Calculating the learnability is a piece of cake, all we need to do is take the score of the questions 4 and 10; as they are negatively-worded questions we need to subtract each response from 5. Then we can add the scores together and multiply by 12.5. Or in sheets language:

12.5 * ((5 — Responses!E2) + (5 — Responses!K2))

Note that the Learnability values in this case are either 87.5 or 100. Although the learnability can be lower than 87.5 there is no in between value from 87.5 and 100. Learnability is measured in intervals of 12.5, meaning that it has 9 possible values — 0, 12.5, 25, 37.5, 50, 62.5, 75, 87.5, 100. One can argue that learnability measured that way, while reliable, lacks a bit in accuracy.

Combining the results

Having the individuals’ perceived usability scores and learnability scores of the system, we can calculate the average scores of the system. That is in sheets:

For usability:

SUM(B2:B13) / 12

For learnability:

SUM(C2:C13) / 12

And visualise them in a simple line chart:

Bar graph with Overall SUS bar height of 78 and overall learnability with bar height of 96 out of 100.

Conclusion

The SUS, while being a powerful tool for measuring perceived usability quantitatively, can give reliable insights of the learnability of a system without any modification.
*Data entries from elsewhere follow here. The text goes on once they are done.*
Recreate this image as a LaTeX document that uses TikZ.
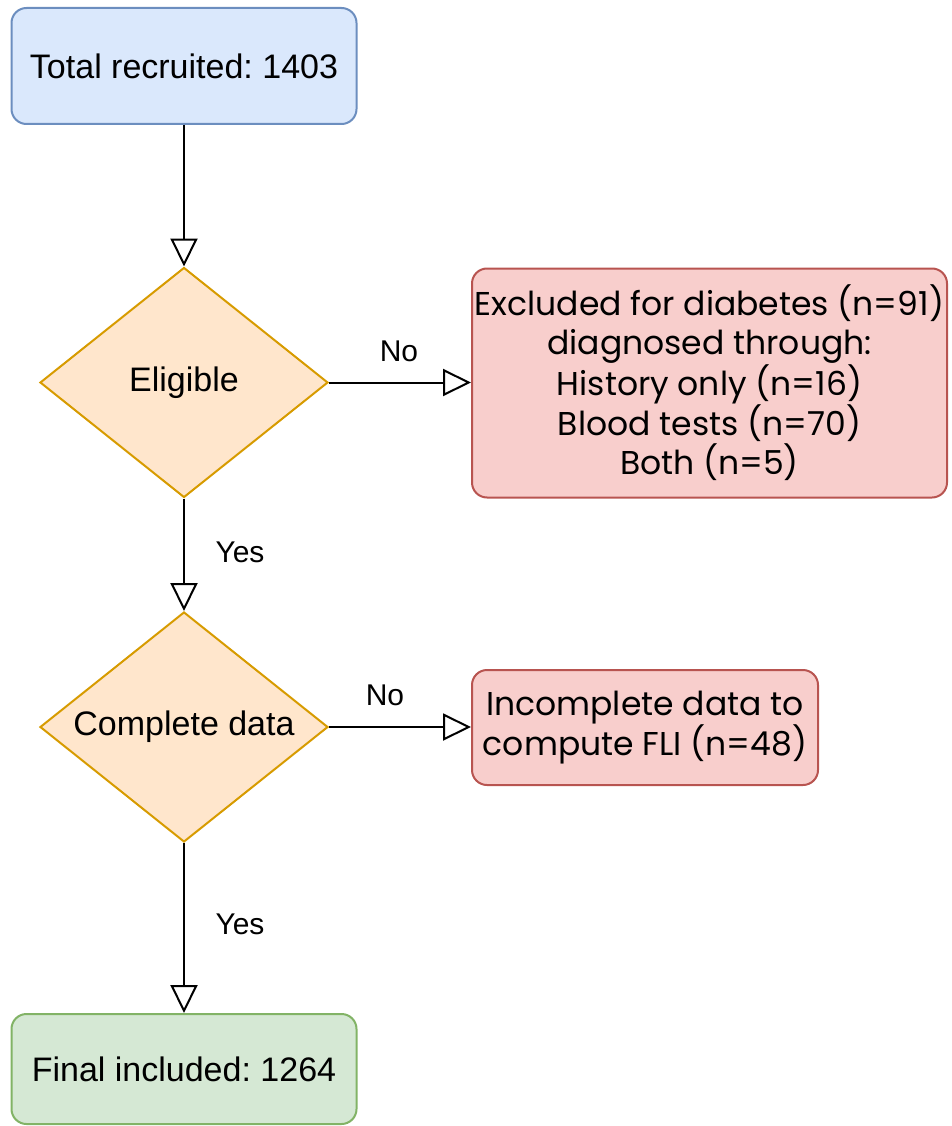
\documentclass[tikz,border=0pt]{standalone}
\usepackage{fontspec}
\setmainfont{Liberation Sans}
\newfontfamily\geofont{Poppins}
\usetikzlibrary{shapes.geometric,arrows.meta}
\definecolor{bluefill}{HTML}{DAE8FC}
\definecolor{bluedraw}{HTML}{6C8EBF}
\definecolor{orangefill}{HTML}{FFE6CC}
\definecolor{orangedraw}{HTML}{D79B00}
\definecolor{redfill}{HTML}{F8CECC}
\definecolor{reddraw}{HTML}{B85450}
\definecolor{greenfill}{HTML}{D5E8D4}
\definecolor{greendraw}{HTML}{82B366}
\frenchspacing
\tikzset{
  box/.style={rectangle, rounded corners=15pt, line width=2pt, inner sep=0pt, align=center,
    font=\fontsize{34}{39}\selectfont},
  bluebox/.style={box, fill=bluefill, draw=bluedraw},
  greenbox/.style={box, fill=greenfill, draw=greendraw},
  redbox/.style={box, fill=redfill, draw=reddraw, font=\geofont\fontsize{33}{39}\selectfont},
  decision/.style={diamond, shape aspect=1.25, fill=orangefill, draw=orangedraw, line width=2pt, inner sep=0pt,
    minimum width=288pt, minimum height=230pt, font=\fontsize{34}{39}\selectfont},
  arr/.style={line width=2pt, -{Triangle[open, length=28pt, width=27pt, line width=2pt]}},
  lbl/.style={font=\fontsize{30}{36}\selectfont, inner sep=0pt}
}
\begin{document}
\begin{tikzpicture}[x=1pt, y=-1pt]
\useasboundingbox (0,0) rectangle (951,1126);
\node[bluebox, minimum width=345pt, minimum height=116pt] (total) at (184,66) {Total recruited: 1403};
\node[decision] (elig) at (184,382.5) {Eligible};
\node[redbox, minimum width=475pt, minimum height=229pt] (excl) at (709.5,383) {Excluded for diabetes (n=91)\\diagnosed through:\\History only (n=16)\\Blood tests (n=70)\\Both (n=5)};
\node[decision] (comp) at (184,727) {Complete data};
\node[redbox, minimum width=346pt, minimum height=115pt] (incomp) at (645,727.5) {Incomplete data to\\compute FLI (n=48)};
\node[greenbox, minimum width=345pt, minimum height=110pt] (final) at (184,1069) {Final included: 1264};
\draw[arr] (total.south) -- (elig.north);
\draw[arr] (elig.east) -- (excl.west |- elig.east);
\draw[arr] (elig.south) -- (comp.north);
\draw[arr] (comp.east) -- (incomp.west |- comp.east);
\draw[arr] (comp.south) -- (final.north);
\node[lbl] (no1) at (399,351) {No};
\node[lbl] (yes1) at (240,552) {Yes};
\node[lbl] (no2) at (385,695) {No};
\node[lbl] (yes2) at (240,924) {Yes};
\end{tikzpicture}
\end{document}
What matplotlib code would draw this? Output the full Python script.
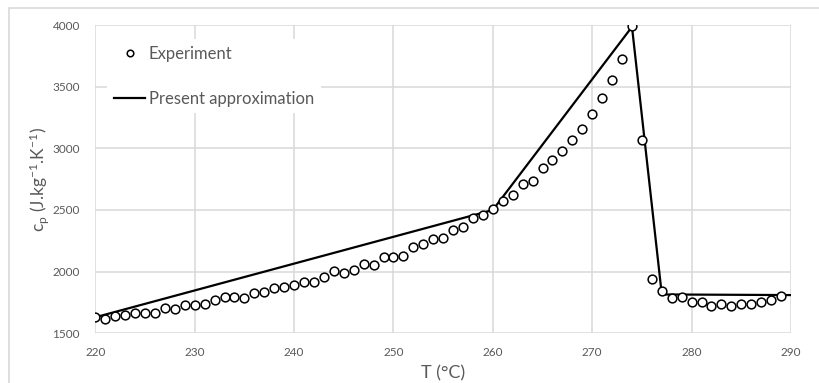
import matplotlib.pyplot as plt
from matplotlib.patches import Rectangle

plt.rcParams['font.family'] = ['Lato', 'DejaVu Sans']
plt.rcParams['mathtext.default'] = 'regular'

# 实验数据 (°C, J/kg/K)
T_exp = list(range(220, 290))
cp_exp = [1630, 1619, 1638, 1649, 1663, 1668, 1665, 1706, 1698, 1728,
          1728, 1741, 1769, 1793, 1796, 1788, 1828, 1837, 1866, 1875,
          1893, 1912, 1920, 1956, 2002, 1988, 2015, 2064, 2054, 2116,
          2121, 2129, 2200, 2225, 2268, 2275, 2335, 2366, 2436, 2463,
          2505, 2575, 2620, 2710, 2735, 2838, 2909, 2979, 3068, 3155,
          3275, 3408, 3555, 3726, 3989, 3070, 1940, 1839, 1785, 1798,
          1757, 1752, 1725, 1739, 1725, 1736, 1741, 1752, 1774, 1806]

# 近似折线
T_fit = [220, 260, 274, 277, 290]
cp_fit = [1630, 2500, 3985, 1815, 1810]

x_ticks = [220, 230, 240, 250, 260, 270, 280, 290]
y_ticks = [1500, 2000, 2500, 3000, 3500, 4000]

grey = '#595959'
grid_c = '#d9d9d9'

fig = plt.figure(figsize=(8.19, 3.83), dpi=100)
ax = fig.add_axes([95.3 / 819, 1 - 333.3 / 383, (791 - 95.3) / 819, (333.3 - 25) / 383])

# 外框
fig.patches.append(Rectangle((8.5 / 819, -0.1), 1.2, 1.1 - 7.5 / 383,
                             transform=fig.transFigure, fill=False,
                             edgecolor=grid_c, linewidth=1.2, zorder=0))

ax.plot(T_exp, cp_exp, 'o', markersize=6.3, markerfacecolor='white',
        markeredgecolor='black', markeredgewidth=1.1, label='Experiment', zorder=3)
ax.plot(T_fit, cp_fit, '-', color='black', linewidth=1.6,
        label='Present approximation', zorder=2)

ax.set_xlim(220, 290)
ax.set_ylim(1500, 4000)
ax.set_xticks(x_ticks)
ax.set_yticks(y_ticks)
ax.grid(True, color=grid_c, linewidth=1.1)
ax.set_axisbelow(True)
for s in ax.spines.values():
    s.set_visible(False)
ax.tick_params(length=0, labelsize=8.5, colors=grey)
ax.tick_params(axis='x', pad=10)
ax.tick_params(axis='y', pad=11)

ax.set_xlabel('T (°C)', fontsize=13, color=grey, labelpad=5)
ax.set_ylabel(r'c$_{p}$ (J.kg$^{-1}$.K$^{-1}$)', fontsize=12.5, color=grey, labelpad=1)

leg = ax.legend(loc='upper left', bbox_to_anchor=(0.017, 0.955), frameon=True,
                facecolor='white', edgecolor='none', framealpha=1,
                fontsize=12, labelspacing=1.75, handlelength=1.9,
                handletextpad=0.2, markerscale=0.75, borderaxespad=0.0)
for t in leg.get_texts():
    t.set_color(grey)

fig.savefig('out.png', dpi=100)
UX Researchers may benefit from putting a number on the overall learnability of a system, in order to better benchmark future designs of a system and understand the users’ struggles.

References

[1] Tullis, Thomas S., and Jacqueline N. Stetson. “A comparison of questionnaires for assessing website usability.” Usability professional association conference. Vol. 1. 2004.

[2] Kortum, Philip, and Claudia Ziegler Acemyan. “How low can you go? Is the system usability scale range restricted?.” Journal of Usability Studies 9.1 (2013).

[3] Sauro, Jeff, and James R. Lewis. “Correlations among prototypical usability metrics: evidence for the construct of usability.” Proceedings of the SIGCHI conference on human factors in computing systems. 2009.